A Defense of the Ontological Value of the Primary Notions and Principles of Reason

It should be quite clear that knowledge of supernatural truth is impossible unless a foundation of natural truth exists. Hence, the necessity, at the outset of any statement on supernatural truth, to establish the truth that primary notions and primary principles of human reason have:

1. an objective (ontological) value,
2. and, a transcendental value

A direct proof of an intuitive truth is not possible. When the connection between subject and predicate is immediate there is no place for a middle term. Everyone has an intuitive perception that the Law of Non-Contradiction is not only a logical law of reason, but an ontological law of reality. It is likewise immediately evident that an absurdity, such as a square circle, not only cannot be conceived of, but is also not possible. Equally immediate is the evidence of the truth that a contingent universe postulates a necessary cause.

But if the direct proof of the ontological value of primary notions and principles of reason is not possible, a direct defense based on the explanation of the terms enables the mind to see the evidential character of the intuition.

A. Direct Defense
Major: Primary ideas and principles of reason which do not express objects per se sensible, but objects sensible per accidens and intelligible per se, and resolvable into intelligible being have a value not only phenomenal, but ontological. 

Minor: The primary notions of being, essence, existence, unity, truth, goodness, substance causality, finality, and correlative principles do not express objects per se sensible, like color, sound and other phenomena, but objects sensible per accidens and intelligible per se resolvable into intelligible being.

Conclusion: Therefore, primary notions and their correlative principles have a value not only phenomenal, but ontological.

Explanation of the Major: When the eye sees an orange, the color of the orange is the direct object of the faculty of sight; the eye perceives the sensible quality per se directly. But the intellect directly perceives under the sensible qualities the essence of the orange, and the essence, abstracted from sensible qualities, is the direct object of the intellect. Hence, the object of the intellect (i.e. essence) is intellibile per se, and sensible per accidens. If I see a man speaking I apprehend by the intellect of his life, and I can say that I see that he is alive, although life is not sensible per se like color and other phenomena. Thus notions which express sensible qualities per accidens and intelligible essence per se have a value which is not merely phenomenal, but ontological, because they apprehend the essence, substance, or being which underlies the phenomena.

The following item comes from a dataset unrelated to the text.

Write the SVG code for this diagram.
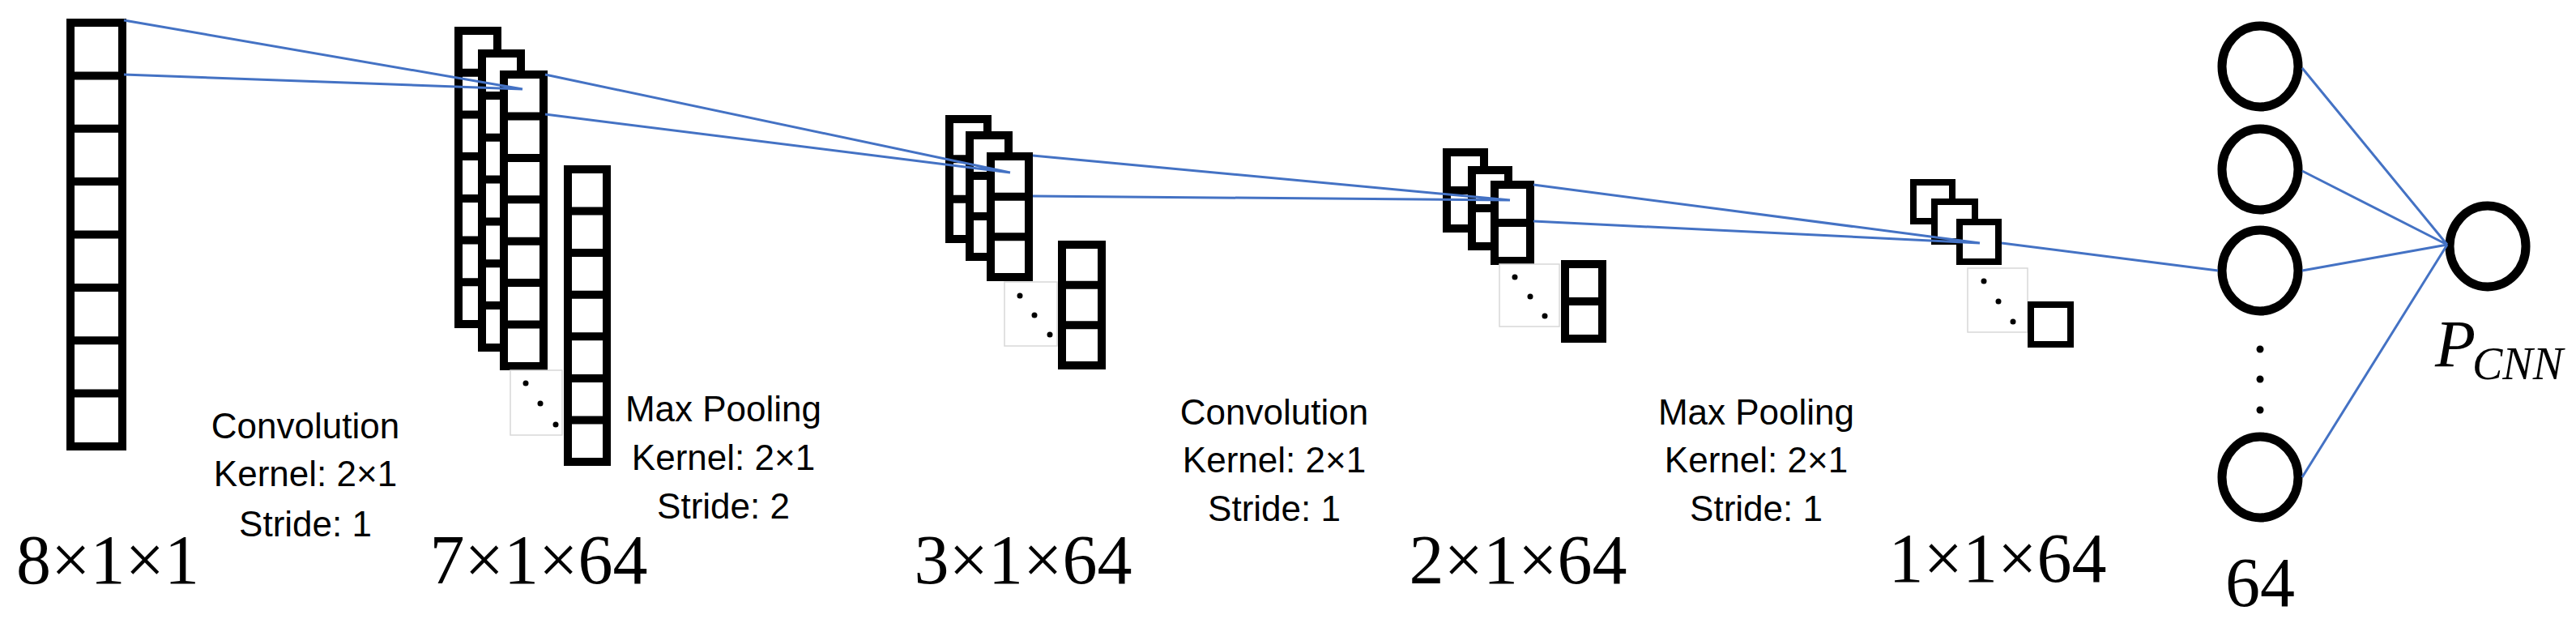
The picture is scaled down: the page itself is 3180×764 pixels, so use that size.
<svg xmlns="http://www.w3.org/2000/svg" width="3180" height="764" viewBox="0 0 3180 764">
<style>
.c{fill:#fff;stroke:#000;stroke-width:10}
.d{stroke:#000;stroke-width:10}
.s{fill:#fff;stroke:#000;stroke-width:8}
.n{fill:#fff;stroke:#000;stroke-width:11}
.g{fill:#fff;stroke:#d8d8d8;stroke-width:1.5}
.k{fill:#000}
.l{stroke:#4472C4;stroke-width:3;fill:none}
.t{font-family:"Liberation Sans",Arial,sans-serif;font-size:44px;text-anchor:middle;fill:#000}
.m{font-family:"Liberation Serif","Times New Roman",serif;font-size:86px;text-anchor:middle;fill:#000}
</style>
<g id="input">
<rect class="c" x="87" y="28" width="64" height="523"/>
<path class="d" d="M87 93.4H151M87 158.8H151M87 224.1H151M87 289.5H151M87 354.9H151M87 420.3H151M87 485.6H151"/>
</g>
<g id="layer1">
<rect class="c" x="566" y="38" width="48" height="362"/>
<path class="d" d="M566 89.7H614M566 141.4H614M566 193.1H614M566 244.9H614M566 296.6H614M566 348.3H614"/>
<rect class="c" x="595" y="66" width="48" height="363"/>
<path class="d" d="M595 117.9H643M595 169.7H643M595 221.6H643M595 273.4H643M595 325.3H643M595 377.1H643"/>
<rect class="c" x="622" y="92" width="49" height="360"/>
<path class="d" d="M622 143.4H671M622 194.9H671M622 246.3H671M622 297.7H671M622 349.1H671M622 400.6H671"/>
<rect class="g" x="630" y="457" width="64" height="80"/>
<circle class="k" cx="649" cy="473" r="3.5"/><circle class="k" cx="667" cy="498" r="3.5"/><circle class="k" cx="686" cy="524" r="3.5"/>
<rect class="c" x="701" y="209" width="48" height="361"/>
<path class="d" d="M701 260.6H749M701 312.1H749M701 363.7H749M701 415.3H749M701 466.9H749M701 518.4H749"/>
</g>
<g id="layer2">
<rect class="c" x="1172" y="147" width="47" height="148"/>
<path class="d" d="M1172 196.3H1219M1172 245.7H1219"/>
<rect class="c" x="1197" y="167" width="48" height="150"/>
<path class="d" d="M1197 217H1245M1197 267H1245"/>
<rect class="c" x="1223" y="193" width="47" height="149"/>
<path class="d" d="M1223 242.7H1270M1223 292.3H1270"/>
<rect class="g" x="1240" y="348" width="65" height="79"/>
<circle class="k" cx="1259" cy="365" r="3.5"/><circle class="k" cx="1277" cy="389" r="3.5"/><circle class="k" cx="1296" cy="413" r="3.5"/>
<rect class="c" x="1311" y="302" width="49" height="149"/>
<path class="d" d="M1311 351.7H1360M1311 401.3H1360"/>
</g>
<g id="layer3">
<rect class="c" x="1786" y="188" width="46" height="94"/>
<path class="d" d="M1786 235H1832"/>
<rect class="c" x="1817" y="210" width="45" height="94"/>
<path class="d" d="M1817 257H1862"/>
<rect class="c" x="1845" y="228" width="44" height="94"/>
<path class="d" d="M1845 275H1889"/>
<rect class="g" x="1851" y="326" width="74" height="77"/>
<circle class="k" cx="1870" cy="342" r="3.5"/><circle class="k" cx="1889" cy="366" r="3.5"/><circle class="k" cx="1907" cy="390" r="3.5"/>
<rect class="c" x="1932" y="326" width="46" height="92"/>
<path class="d" d="M1932 372H1978"/>
</g>
<g id="layer4">
<rect class="s" x="2362" y="225" width="48" height="48"/>
<rect class="s" x="2388" y="249" width="50" height="49"/>
<rect class="s" x="2419" y="274" width="48" height="49"/>
<rect class="g" x="2429" y="331" width="74" height="79"/>
<circle class="k" cx="2449" cy="347" r="3.5"/><circle class="k" cx="2467" cy="372" r="3.5"/><circle class="k" cx="2485" cy="397" r="3.5"/>
<rect class="s" x="2507" y="376" width="49" height="49"/>
</g>
<g id="dense">
<ellipse class="n" cx="2790" cy="82" rx="47" ry="50"/>
<ellipse class="n" cx="2790" cy="209" rx="47" ry="50"/>
<ellipse class="n" cx="2790" cy="334" rx="47" ry="50"/>
<ellipse class="n" cx="2790" cy="589" rx="47" ry="50"/>
<circle class="k" cx="2790" cy="431" r="4.5"/><circle class="k" cx="2790" cy="468" r="4.5"/><circle class="k" cx="2790" cy="506" r="4.5"/>
</g>
<g id="output">
<ellipse class="n" cx="3071" cy="304" rx="47" ry="50"/>
</g>
<g id="connectors">
<path class="l" d="M153 25L645 110M153 92L645 110"/>
<path class="l" d="M673 92L1247 213M673 141L1247 213"/>
<path class="l" d="M1275 192L1864 247M1275 242L1864 247"/>
<path class="l" d="M1893 228L2444 300M1893 273L2444 300"/>
<path class="l" d="M2471 300L2738 334"/>
<path class="l" d="M2842 84L3021 302M2842 211L3021 302M2842 334L3021 302M2842 589L3021 302"/>
</g>
<g id="labels">
<text class="m" x="133" y="720">8×1×1</text>
<text class="m" x="665" y="720">7×1×64</text>
<text class="m" x="1263" y="720">3×1×64</text>
<text class="m" x="1874" y="720">2×1×64</text>
<text class="m" x="2466" y="718">1×1×64</text>
<text class="m" x="2790" y="748" font-size="80">64</text>
<text font-family="Liberation Serif,serif" font-style="italic" fill="#000"><tspan x="3006" y="452" font-size="82">P</tspan><tspan x="3052" y="468" font-size="56">CNN</tspan></text>
<text class="t" x="377" y="541">Convolution</text>
<text class="t" x="377" y="600">Kernel: 2×1</text>
<text class="t" x="377" y="662">Stride: 1</text>
<text class="t" x="893" y="520">Max Pooling</text>
<text class="t" x="893" y="580">Kernel: 2×1</text>
<text class="t" x="893" y="640">Stride: 2</text>
<text class="t" x="1573" y="524">Convolution</text>
<text class="t" x="1573" y="583">Kernel: 2×1</text>
<text class="t" x="1573" y="643">Stride: 1</text>
<text class="t" x="2168" y="524">Max Pooling</text>
<text class="t" x="2168" y="583">Kernel: 2×1</text>
<text class="t" x="2168" y="643">Stride: 1</text>
</g>
</svg>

Explanation of the Minor: The primary notions and their correlative principles intelligible per se and sensible only per accidens are resolvable into being. Unity is individual being, truth is being conformable to the intelligence on which it depends, goodness is desirable being, substance is a form of being, causality is the realization of being, finality is the ultimate purpose of being, etc. The intellect does not apprehend or judge anything unless in relation to being. In every judgment the essential relation is indicated by the word "is", which imports "being". Hence a judgment is not an association merely of names, but an association of things.

Should someone object that the idea of being is a subjective form of the understanding, the difference may be pointed out between the idea of being and ideas which express purely subjective notions (conceived but not capable of realization) such as notions of universality, specificity, whiteness, etc. Or the objection may be met by contrasting the ontological form of the Law of Non-Contradiction: "it is impossible that the same thing should exist and not exist", with the logical form of the same principle being, "it is impossible to affirm and deny the same predicate of the same subject in the same relation". The second form expresses only the inconceivable character of the absurd, the first form expresses its real impossibility. To reduce the notion of being to a subjective form of the mind,  and the Law of Non-Contradiction to a logical law and not an ontological law is to identify two notions manifestly distinct- the impossible and the inconceivable. If the Law of Non-Contradiction is only a logical law, then a square circle is inconceivable, but may exist in rerum natura.